While broadly free (in the sense that voting occurred largely without hindrance and the ballots were properly counted) the election was far from fair, with Erdogan using state largesse to fuel giveaways to citizens and he stacked the deck in the public broadcaster, the electoral commission and the judiciary with faithful supporters and pulverised key opponents by using the judicial system to detain or marginalise them.
Still, strongman politics has its appeal and can produce a victory in the face of daunting headwinds as events there proved.
But the difference is vast between Erdogan’s gambit and our own hapless entanglement in anti-West posturing and pro-Russian dalliance.
Erdogan bestrides a country, not at the southern tip of Africa but at the literal crossroads of the world, between Europe, Asia, and the Middle East. His neighbours aren’t Zimbabwe and Botswana but Iran, Syria and Iraq. It is the land bridge at a crucial geostrategic locale — for example, no ship from either Russia or Ukraine can enter the Mediterranean without passing its straits. And its army, uneasily in the Nato alliance, is the second largest, with proven military prowess as its campaign in Syria proved. Its faltering economy is still more than twice that of South Africa.
Erdogan matters, despite his distaste for democracy at home and disdain for the West, that he can broker real deals between Ukraine and Russia (such as on grain exports) and holds a veto on allowing new member states to join Nato.
On Tuesday, President Cyril Ramaphosa announced some African-led peace initiative, advising it has been accepted “in principle” by both Russia and Ukraine. We must live in hope.
However, on evidence to date, Erdogan has demonstrated hard power with a capital “H”. By contrast, South Africa today reprises John Vorster’s anti-Western foreign policy from a position of strategic irrelevance and increases its marginalisation from the centre of global affairs and importance which its soft power on display in 1994 had once disguised. Today we are at best a middling country simply on the UN roll call, never on hand to vote our principles ahead of our political prejudices.
Back when Vorster was in fury mode against the West, SA had a huge problem in overcoming the arms embargo against the apartheid state. One of the hidden suppliers in overcoming this obstacle was Israel. But Israel did not want to ostensibly violate the UN- mandated embargo on arms sales to SA. Thus, South Africa maintained a large embassy in Asuncion, Paraguay, as cover for the presence of the department of military intelligence. There, I was advised many years later, long after the embassy had closed in Asuncion, the end-user certificates were switched and the country of origin for the armaments were disguised.
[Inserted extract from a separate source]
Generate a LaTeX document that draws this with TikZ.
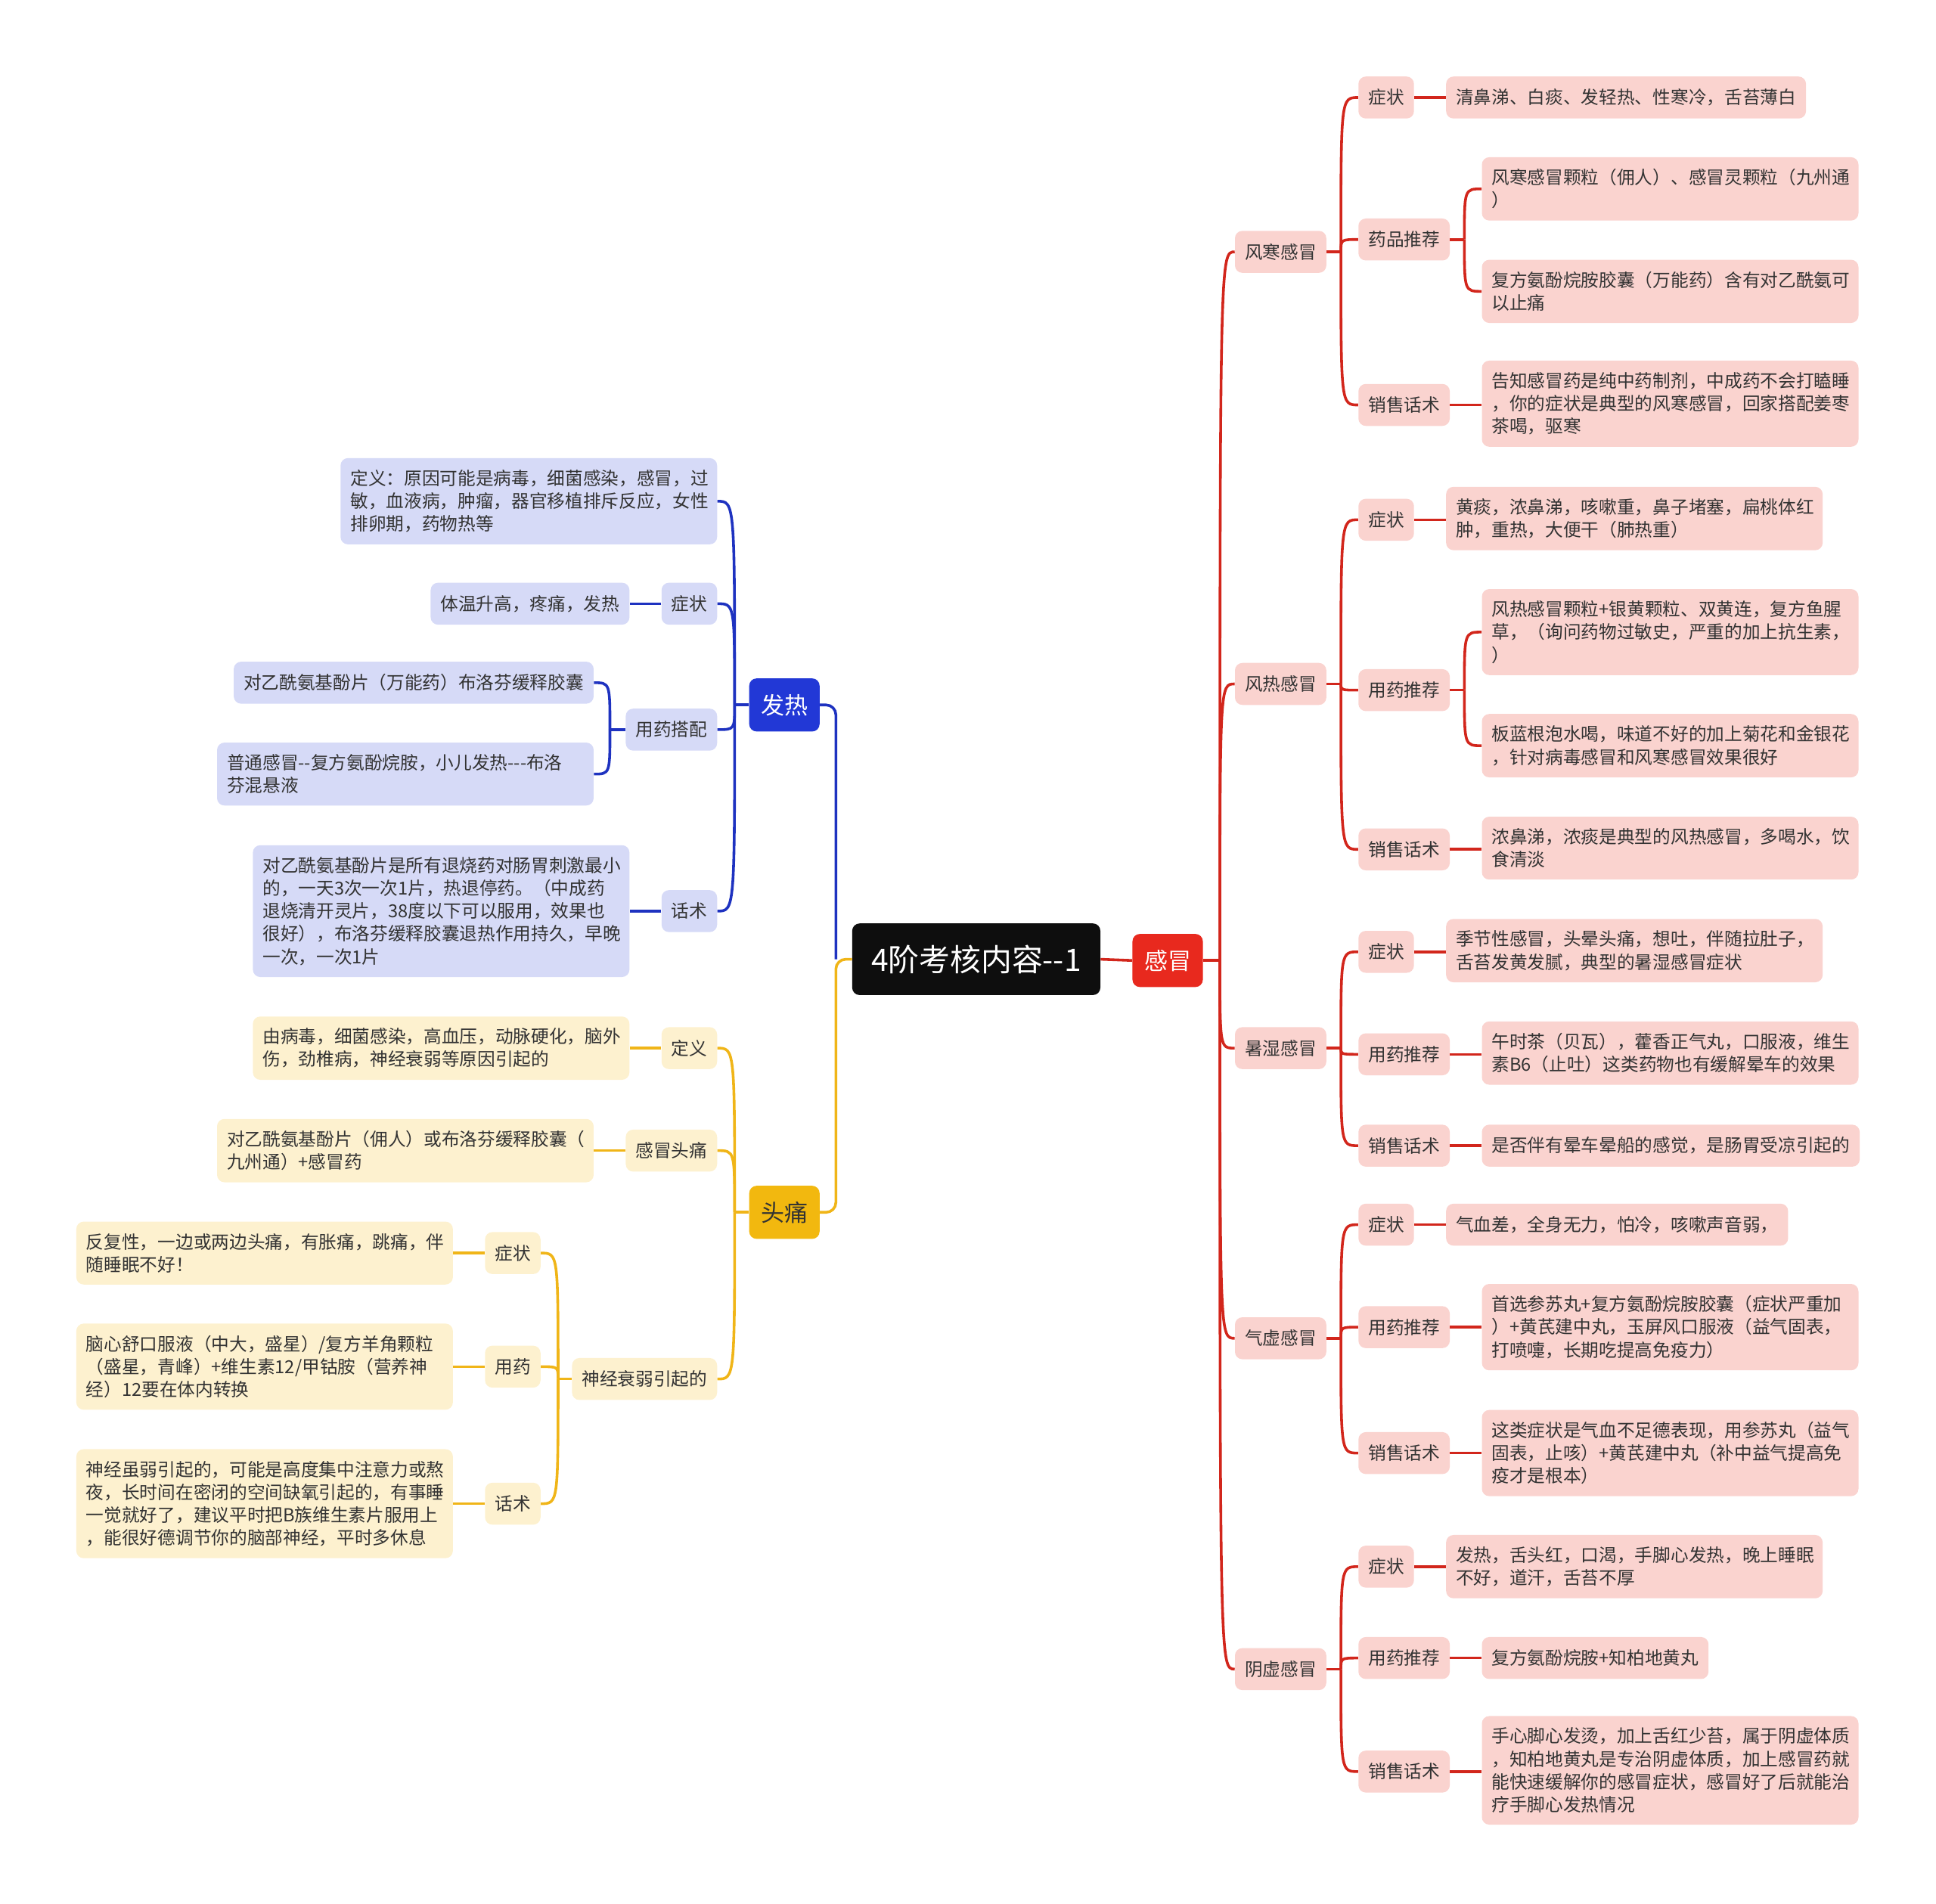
\documentclass[tikz,border=0pt]{standalone}
\usepackage{fontspec}
\setmainfont{Noto Sans CJK SC}
\definecolor{redd}{HTML}{D2261C}
\definecolor{redm}{HTML}{E8291E}
\definecolor{redl}{HTML}{FAD3CF}
\definecolor{blued}{HTML}{1E32C0}
\definecolor{bluem}{HTML}{2238D6}
\definecolor{bluel}{HTML}{D6DAF7}
\definecolor{yeld}{HTML}{F0B518}
\definecolor{yelm}{HTML}{F2B80F}
\definecolor{yell}{HTML}{FDF1CF}
\definecolor{txt}{HTML}{333333}
\definecolor{rootc}{HTML}{0E0E0E}
\newcommand\fsz{\fontsize{14.5}{18.5}\selectfont}
\newcommand\msz{\fontsize{19}{22}\selectfont}
\newcommand\rsz{\fontsize{25}{29}\selectfont}
\newcommand\hy{-\kern0pt}
\tikzset{
  basebox/.style={rounded corners=6pt, inner xsep=8pt, inner ysep=9.5pt, minimum height=34pt, font=\fsz, align=left, text=txt},
  redbox/.style={basebox, fill=redl},
  bluebox/.style={basebox, fill=bluel},
  yelbox/.style={basebox, fill=yell},
  multi/.style={text width=289pt},
  mainbox/.style={rounded corners=6pt, inner xsep=9.5pt, inner ysep=6pt, minimum height=43pt, font=\msz},
  redline/.style={draw=redd, line width=2.2pt},
  blueline/.style={draw=blued, line width=2.2pt},
  yelline/.style={draw=yeld, line width=2.2pt},
}
\newcommand\cv[3]{\draw[#1] (#2) .. controls (#2 |- #3) and (#2 |- #3) .. (#3);}
\begin{document}
\begin{tikzpicture}[x=1pt,y=-1pt]
\useasboundingbox (0,0) rectangle (1568,1542);

% root and main branches
\node[rounded corners=6pt, fill=rootc, text=white, font=\rsz, inner xsep=10pt, minimum width=201pt, minimum height=58pt, anchor=west] (r) at (690,777) {4阶考核内容\hy\hy 1};
\node[mainbox, fill=redm, text=white, anchor=west] (gm) at (917,778) {感冒};
\node[mainbox, fill=bluem, text=white, anchor=east] (fr) at (664,571) {发热};
\node[mainbox, fill=yelm, text=txt, anchor=east] (tt) at (664,982) {头痛};

\coordinate (jL) at (677,777);
\draw[yelline, rounded corners=8pt] (r.west) -- (jL) |- (tt.east);
\draw[blueline, rounded corners=8pt] (jL) |- (fr.east);
\draw[redline] (r.east) -- (gm.west);

% ===== 感冒 =====
\node[redbox, anchor=west] (c1) at (1000,204) {风寒感冒};
\node[redbox, anchor=west] (c2) at (1000,554) {风热感冒};
\node[redbox, anchor=west] (c3) at (1000,849) {暑湿感冒};
\node[redbox, anchor=west] (c4) at (1000,1084) {气虚感冒};
\node[redbox, anchor=west] (c5) at (1000,1352) {阴虚感冒};
\coordinate (jG) at (988,778);
\draw[redline] (gm.east) -- (jG);
\foreach \c in {c1,c2,c3,c4,c5}{\cv{redline}{jG}{\c.west}}

% 风寒感冒
\node[redbox, anchor=west] (c1a) at (1100,79) {症状};
\node[redbox, anchor=west] (c1b) at (1100,194) {药品推荐};
\node[redbox, anchor=west] (c1c) at (1100,328) {销售话术};
\node[redbox, anchor=west] (c1aL) at (1171,79) {清鼻涕、白痰、发轻热、性寒冷，舌苔薄白};
\node[redbox, multi, anchor=west] (c1bL1) at (1200,153) {风寒感冒颗粒（佣人）、感冒灵颗粒（九州通\\）};
\node[redbox, multi, anchor=west] (c1bL2) at (1200,236) {复方氨酚烷胺胶囊（万能药）含有对乙酰氨可\\以止痛};
\node[redbox, multi, anchor=west] (c1cL) at (1200,327) {告知感冒药是纯中药制剂，中成药不会打瞌睡\\，你的症状是典型的风寒感冒，回家搭配姜枣\\茶喝，驱寒};
\coordinate (j1) at (1086,204);
\draw[redline] (c1.east) -- (j1);
\foreach \c in {c1a,c1b,c1c}{\cv{redline}{j1}{\c.west}}
\coordinate (j1b) at (1186,194);
\draw[redline] (c1b.east) -- (j1b);
\cv{redline}{j1b}{c1bL1.west}
\cv{redline}{j1b}{c1bL2.west}
\draw[redline] (c1a.east) -- (c1a.east -| c1aL.west);
\draw[redline] (c1c.east) -- (c1c.east -| c1cL.west);

% 风热感冒
\node[redbox, anchor=west] (c2a) at (1100,421) {症状};
\node[redbox, anchor=west] (c2b) at (1100,559) {用药推荐};
\node[redbox, anchor=west] (c2c) at (1100,688) {销售话术};
\node[redbox, multi, anchor=west] (c2aL) at (1171,420) {黄痰，浓鼻涕，咳嗽重，鼻子堵塞，扁桃体红\\肿，重热，大便干（肺热重）};
\node[redbox, multi, anchor=west] (c2bL1) at (1200,512) {风热感冒颗粒+银黄颗粒、双黄连，复方鱼腥\\草，（询问药物过敏史，严重的加上抗生素，\\）};
\node[redbox, multi, anchor=west] (c2bL2) at (1200,604) {板蓝根泡水喝，味道不好的加上菊花和金银花\\，针对病毒感冒和风寒感冒效果很好};
\node[redbox, multi, anchor=west] (c2cL) at (1200,687) {浓鼻涕，浓痰是典型的风热感冒，多喝水，饮\\食清淡};
\coordinate (j2) at (1086,554);
\draw[redline] (c2.east) -- (j2);
\foreach \c in {c2a,c2b,c2c}{\cv{redline}{j2}{\c.west}}
\coordinate (j2b) at (1186,559);
\draw[redline] (c2b.east) -- (j2b);
\cv{redline}{j2b}{c2bL1.west}
\cv{redline}{j2b}{c2bL2.west}
\draw[redline] (c2a.east) -- (c2a.east -| c2aL.west);
\draw[redline] (c2c.east) -- (c2c.east -| c2cL.west);

% 暑湿感冒
\node[redbox, anchor=west] (c3a) at (1100,771) {症状};
\node[redbox, anchor=west] (c3b) at (1100,854) {用药推荐};
\node[redbox, anchor=west] (c3c) at (1100,928) {销售话术};
\node[redbox, multi, anchor=west] (c3aL) at (1171,770) {季节性感冒，头晕头痛，想吐，伴随拉肚子，\\舌苔发黄发腻，典型的暑湿感冒症状};
\node[redbox, multi, anchor=west] (c3bL) at (1200,853) {午时茶（贝瓦），藿香正气丸，口服液，维生\\素B6（止吐）这类药物也有缓解晕车的效果};
\node[redbox, anchor=west] (c3cL) at (1200,928) {是否伴有晕车晕船的感觉，是肠胃受凉引起的};
\coordinate (j3) at (1086,849);
\draw[redline] (c3.east) -- (j3);
\foreach \c in {c3a,c3b,c3c}{\cv{redline}{j3}{\c.west}}
\draw[redline] (c3a.east) -- (c3a.east -| c3aL.west);
\draw[redline] (c3b.east) -- (c3b.east -| c3bL.west);
\draw[redline] (c3c.east) -- (c3c.east -| c3cL.west);

% 气虚感冒
\node[redbox, anchor=west] (c4a) at (1100,992) {症状};
\node[redbox, anchor=west] (c4b) at (1100,1075) {用药推荐};
\node[redbox, anchor=west] (c4c) at (1100,1177) {销售话术};
\node[redbox, anchor=west] (c4aL) at (1171,992) {气血差，全身无力，怕冷，咳嗽声音弱，};
\node[redbox, multi, anchor=west] (c4bL) at (1200,1075) {首选参苏丸+复方氨酚烷胺胶囊（症状严重加\\）+黄芪建中丸，玉屏风口服液（益气固表，\\打喷嚏，长期吃提高免疫力）};
\node[redbox, multi, anchor=west] (c4cL) at (1200,1177) {这类症状是气血不足德表现，用参苏丸（益气\\固表，止咳）+黄芪建中丸（补中益气提高免\\疫才是根本）};
\coordinate (j4) at (1086,1084);
\draw[redline] (c4.east) -- (j4);
\foreach \c in {c4a,c4b,c4c}{\cv{redline}{j4}{\c.west}}
\draw[redline] (c4a.east) -- (c4a.east -| c4aL.west);
\draw[redline] (c4b.east) -- (c4b.east -| c4bL.west);
\draw[redline] (c4c.east) -- (c4c.east -| c4cL.west);

% 阴虚感冒
\node[redbox, anchor=west] (c5a) at (1100,1269) {症状};
\node[redbox, anchor=west] (c5b) at (1100,1343) {用药推荐};
\node[redbox, anchor=west] (c5c) at (1100,1435) {销售话术};
\node[redbox, multi, anchor=west] (c5aL) at (1171,1269) {发热，舌头红，口渴，手脚心发热，晚上睡眠\\不好，道汗，舌苔不厚};
\node[redbox, anchor=west] (c5bL) at (1200,1343) {复方氨酚烷胺+知柏地黄丸};
\node[redbox, multi, anchor=west] (c5cL) at (1200,1434) {手心脚心发烫，加上舌红少苔，属于阴虚体质\\，知柏地黄丸是专治阴虚体质，加上感冒药就\\能快速缓解你的感冒症状，感冒好了后就能治\\疗手脚心发热情况};
\coordinate (j5) at (1086,1352);
\draw[redline] (c5.east) -- (j5);
\foreach \c in {c5a,c5b,c5c}{\cv{redline}{j5}{\c.west}}
\draw[redline] (c5a.east) -- (c5a.east -| c5aL.west);
\draw[redline] (c5b.east) -- (c5b.east -| c5bL.west);
\draw[redline] (c5c.east) -- (c5c.east -| c5cL.west);

% ===== 发热 =====
\node[bluebox, multi, anchor=east] (f1) at (581,406) {定义：原因可能是病毒，细菌感染，感冒，过\\敏，血液病，肿瘤，器官移植排斥反应，女性\\排卵期，药物热等};
\node[bluebox, anchor=east] (f2) at (581,489) {症状};
\node[bluebox, anchor=east] (f3) at (581,591) {用药搭配};
\node[bluebox, anchor=east] (f4) at (581,738) {话术};
\node[bluebox, anchor=east] (f2L) at (510,489) {体温升高，疼痛，发热};
\node[bluebox, anchor=east] (f3L1) at (481,553) {对乙酰氨基酚片（万能药）布洛芬缓释胶囊};
\node[bluebox, multi, anchor=east] (f3L2) at (481,627) {普通感冒\hy\hy 复方氨酚烷胺，小儿发热\hy\hy\hy 布洛\\芬混悬液};
\node[bluebox, multi, anchor=east] (f4L) at (510,738) {对乙酰氨基酚片是所有退烧药对肠胃刺激最小\\的，一天3次一次1片，热退停药。（中成药\\退烧清开灵片，38度以下可以服用，效果也\\很好），布洛芬缓释胶囊退热作用持久，早晚\\一次，一次1片};
\coordinate (jF) at (595,571);
\draw[blueline] (fr.west) -- (jF);
\foreach \c in {f1,f2,f3,f4}{\cv{blueline}{jF}{\c.east}}
\coordinate (jF3) at (494,591);
\draw[blueline] (f3.west) -- (jF3);
\cv{blueline}{jF3}{f3L1.east}
\cv{blueline}{jF3}{f3L2.east}
\draw[blueline] (f2.west) -- (f2.west -| f2L.east);
\draw[blueline] (f4.west) -- (f4.west -| f4L.east);

% ===== 头痛 =====
\node[yelbox, anchor=east] (t1) at (581,849) {定义};
\node[yelbox, anchor=east] (t2) at (581,932) {感冒头痛};
\node[yelbox, anchor=east] (t3) at (581,1117) {神经衰弱引起的};
\node[yelbox, multi, anchor=east] (t1L) at (510,849) {由病毒，细菌感染，高血压，动脉硬化，脑外\\伤，劲椎病，神经衰弱等原因引起的};
\node[yelbox, multi, anchor=east] (t2L) at (481,932) {对乙酰氨基酚片（佣人）或布洛芬缓释胶囊（\\九州通）+感冒药};
\coordinate (jT) at (595,982);
\draw[yelline] (tt.west) -- (jT);
\foreach \c in {t1,t2,t3}{\cv{yelline}{jT}{\c.east}}
\draw[yelline] (t1.west) -- (t1.west -| t1L.east);
\draw[yelline] (t2.west) -- (t2.west -| t2L.east);

\node[yelbox, anchor=east] (t3a) at (438,1015) {症状};
\node[yelbox, anchor=east] (t3b) at (438,1107) {用药};
\node[yelbox, anchor=east] (t3c) at (438,1218) {话术};
\node[yelbox, multi, anchor=east] (t3aL) at (367,1015) {反复性，一边或两边头痛，有胀痛，跳痛，伴\\随睡眠不好！};
\node[yelbox, multi, anchor=east] (t3bL) at (367,1107) {脑心舒口服液（中大，盛星）/复方羊角颗粒\\（盛星，青峰）+维生素12/甲钴胺（营养神\\经）12要在体内转换};
\node[yelbox, multi, anchor=east] (t3cL) at (367,1218) {神经虽弱引起的，可能是高度集中注意力或熬\\夜，长时间在密闭的空间缺氧引起的，有事睡\\一觉就好了，建议平时把B族维生素片服用上\\，能很好德调节你的脑部神经，平时多休息};
\coordinate (jT3) at (452,1117);
\draw[yelline] (t3.west) -- (jT3);
\foreach \c in {t3a,t3b,t3c}{\cv{yelline}{jT3}{\c.east}}
\draw[yelline] (t3a.west) -- (t3a.west -| t3aL.east);
\draw[yelline] (t3b.west) -- (t3b.west -| t3bL.east);
\draw[yelline] (t3c.west) -- (t3c.west -| t3cL.east);
\end{tikzpicture}
\end{document}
As our flat-footed diplomacy about the voyage and cargo of the infamous Lady R embargoed ship and its December stayover in Simon’s Town intensifies, perhaps it wasn’t only anti-Western rhetoric that was lifted from the apartheid era. Maybe the end-user certificates on the Lady R cargo consignment were for a third-party country allied to the Kremlin, such as Belarus? Who knows? Our president apparently doesn’t, and we can all but speculate pending some or other judge being trundled out of retirement to “investigate”.
Meantime, by all accounts, Russia’s ragged forces are losing the war in Ukraine on the eve of a spring counterattack by Kyiv now fortified with new arms, equipment and training from the West. So with hi-tech satellites shadowing SA’s every move, it’s one thing to abandon principle, offend your major trading partners and defy international sanctions —just as in days of yore. But to do so on behalf of a likely loser converts culpability into stupidity.